<<<<

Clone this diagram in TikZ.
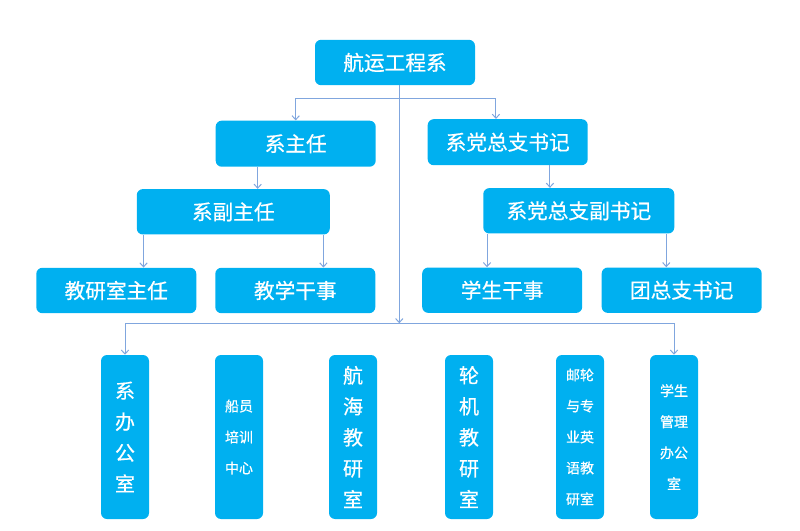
\documentclass[tikz,border=0pt]{standalone}
\usepackage{fontspec}
\usepackage{xcolor}
\usepackage{tikz}
\usetikzlibrary{arrows.meta, positioning}
\newfontfamily\cjk[FakeBold=0.6]{Noto Sans CJK SC}
\definecolor{orgblue}{RGB}{0, 176, 240}
\definecolor{linkblue}{RGB}{128, 166, 222}

\begin{document}
\begin{tikzpicture}[
          x=0.75pt, y=-0.75pt,
          basebox/.style={rectangle, rounded corners=4.5pt, fill=orgblue, text=white, inner sep=0pt, align=center},
          hbox/.style={basebox, minimum width=120pt, minimum height=34pt, font=\cjk\fontsize{15.5}{19}\selectfont},
          vbig/.style={basebox, minimum width=36pt, minimum height=123pt, font=\cjk\fontsize{15}{23.25}\selectfont},
          vsmall/.style={basebox, minimum width=36pt, minimum height=123pt, font=\cjk\fontsize{10.5}{23.25}\selectfont},
          conn/.style={-{Straight Barb[length=3pt, width=5.5pt]}, line width=0.75pt, color=linkblue}
        ]
          \useasboundingbox (0,0) rectangle (800,531);

          \node[hbox] (dept) at (395,62.5) {航运工程系};
          \node[hbox, minimum height=34.5pt] (zhuren) at (295.7,143.7) {系主任};
          \node[hbox, minimum height=34.5pt] (shuji) at (507.7,142.2) {系党总支书记};
          \node[hbox, minimum width=144.75pt] (fuzhuren) at (233.3,211.8) {系副主任};
          \node[hbox, minimum width=143.25pt] (fushuji) at (578.8,210.8) {系党总支副书记};
          \node[hbox] (jiaoyan) at (116.3,290.5) {教研室主任};
          \node[hbox] (jiaoxue) at (295.3,290.5) {教学干事};
          \node[hbox] (xuesheng) at (502.2,290.2) {学生干事};
          \node[hbox] (tuan) at (681.7,290.2) {团总支书记};

          \node[vbig] (xiban) at (125,437) {系\\办\\公\\室};
          \node[vsmall] (chuanyuan) at (239,437) {船员\\培训\\中心};
          \node[vbig] (hanghai) at (353,437) {航\\海\\教\\研\\室};
          \node[vbig] (lunji) at (469,437) {轮\\机\\教\\研\\室};
          \node[vsmall] (youlun) at (580,437) {邮轮\\与专\\业英\\语教\\研室};
          \node[vsmall] (xueguan) at (674,437) {学生\\管理\\办公\\室};

          \coordinate (fork) at (399.3,98.3);
          \coordinate (trunk) at (399.3,323.3);

          \draw[conn] (dept.south -| fork) -- (trunk);
          \draw[conn] (fork) -| (zhuren.north);
          \draw[conn] (fork) -| ([xshift=-8.8pt]shuji.north);

          \draw[conn] ([xshift=-28.5pt]zhuren.south) -- ([xshift=-28.5pt]zhuren.south |- fuzhuren.north);
          \draw[conn] ([xshift=31.7pt]shuji.south) -- ([xshift=31.7pt]shuji.south |- fushuji.north);

          \draw[conn] ([xshift=5.25pt]fuzhuren.south west) -- ([xshift=5.25pt]fuzhuren.south west |- jiaoyan.north);
          \draw[conn] ([xshift=-5pt]fuzhuren.south east) -- ([xshift=-5pt]fuzhuren.south east |- jiaoxue.north);
          \draw[conn] ([xshift=3pt]fushuji.south west) -- ([xshift=3pt]fushuji.south west |- xuesheng.north);
          \draw[conn] ([xshift=-6.2pt]fushuji.south east) -- ([xshift=-6.2pt]fushuji.south east |- tuan.north);

          \draw[conn] (trunk) -| (xiban.north);
          \draw[conn] (trunk) -| (xueguan.north);
        \end{tikzpicture}
\end{document}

>>>>

TASK DESCRIPTION: Make an exact reproduction of the listing above, without any pictures.

EXPECTED OUTPUT:
Clone this diagram in TikZ.
\documentclass[tikz,border=0pt]{standalone}
\usepackage{fontspec}
\usepackage{xcolor}
\usepackage{tikz}
\usetikzlibrary{arrows.meta, positioning}
\newfontfamily\cjk[FakeBold=0.6]{Noto Sans CJK SC}
\definecolor{orgblue}{RGB}{0, 176, 240}
\definecolor{linkblue}{RGB}{128, 166, 222}

\begin{document}
\begin{tikzpicture}[
          x=0.75pt, y=-0.75pt,
          basebox/.style={rectangle, rounded corners=4.5pt, fill=orgblue, text=white, inner sep=0pt, align=center},
          hbox/.style={basebox, minimum width=120pt, minimum height=34pt, font=\cjk\fontsize{15.5}{19}\selectfont},
          vbig/.style={basebox, minimum width=36pt, minimum height=123pt, font=\cjk\fontsize{15}{23.25}\selectfont},
          vsmall/.style={basebox, minimum width=36pt, minimum height=123pt, font=\cjk\fontsize{10.5}{23.25}\selectfont},
          conn/.style={-{Straight Barb[length=3pt, width=5.5pt]}, line width=0.75pt, color=linkblue}
        ]
          \useasboundingbox (0,0) rectangle (800,531);

          \node[hbox] (dept) at (395,62.5) {航运工程系};
          \node[hbox, minimum height=34.5pt] (zhuren) at (295.7,143.7) {系主任};
          \node[hbox, minimum height=34.5pt] (shuji) at (507.7,142.2) {系党总支书记};
          \node[hbox, minimum width=144.75pt] (fuzhuren) at (233.3,211.8) {系副主任};
          \node[hbox, minimum width=143.25pt] (fushuji) at (578.8,210.8) {系党总支副书记};
          \node[hbox] (jiaoyan) at (116.3,290.5) {教研室主任};
          \node[hbox] (jiaoxue) at (295.3,290.5) {教学干事};
          \node[hbox] (xuesheng) at (502.2,290.2) {学生干事};
          \node[hbox] (tuan) at (681.7,290.2) {团总支书记};

          \node[vbig] (xiban) at (125,437) {系\\办\\公\\室};
          \node[vsmall] (chuanyuan) at (239,437) {船员\\培训\\中心};
          \node[vbig] (hanghai) at (353,437) {航\\海\\教\\研\\室};
          \node[vbig] (lunji) at (469,437) {轮\\机\\教\\研\\室};
          \node[vsmall] (youlun) at (580,437) {邮轮\\与专\\业英\\语教\\研室};
          \node[vsmall] (xueguan) at (674,437) {学生\\管理\\办公\\室};

          \coordinate (fork) at (399.3,98.3);
          \coordinate (trunk) at (399.3,323.3);

          \draw[conn] (dept.south -| fork) -- (trunk);
          \draw[conn] (fork) -| (zhuren.north);
          \draw[conn] (fork) -| ([xshift=-8.8pt]shuji.north);

          \draw[conn] ([xshift=-28.5pt]zhuren.south) -- ([xshift=-28.5pt]zhuren.south |- fuzhuren.north);
          \draw[conn] ([xshift=31.7pt]shuji.south) -- ([xshift=31.7pt]shuji.south |- fushuji.north);

          \draw[conn] ([xshift=5.25pt]fuzhuren.south west) -- ([xshift=5.25pt]fuzhuren.south west |- jiaoyan.north);
          \draw[conn] ([xshift=-5pt]fuzhuren.south east) -- ([xshift=-5pt]fuzhuren.south east |- jiaoxue.north);
          \draw[conn] ([xshift=3pt]fushuji.south west) -- ([xshift=3pt]fushuji.south west |- xuesheng.north);
          \draw[conn] ([xshift=-6.2pt]fushuji.south east) -- ([xshift=-6.2pt]fushuji.south east |- tuan.north);

          \draw[conn] (trunk) -| (xiban.north);
          \draw[conn] (trunk) -| (xueguan.north);
        \end{tikzpicture}
\end{document}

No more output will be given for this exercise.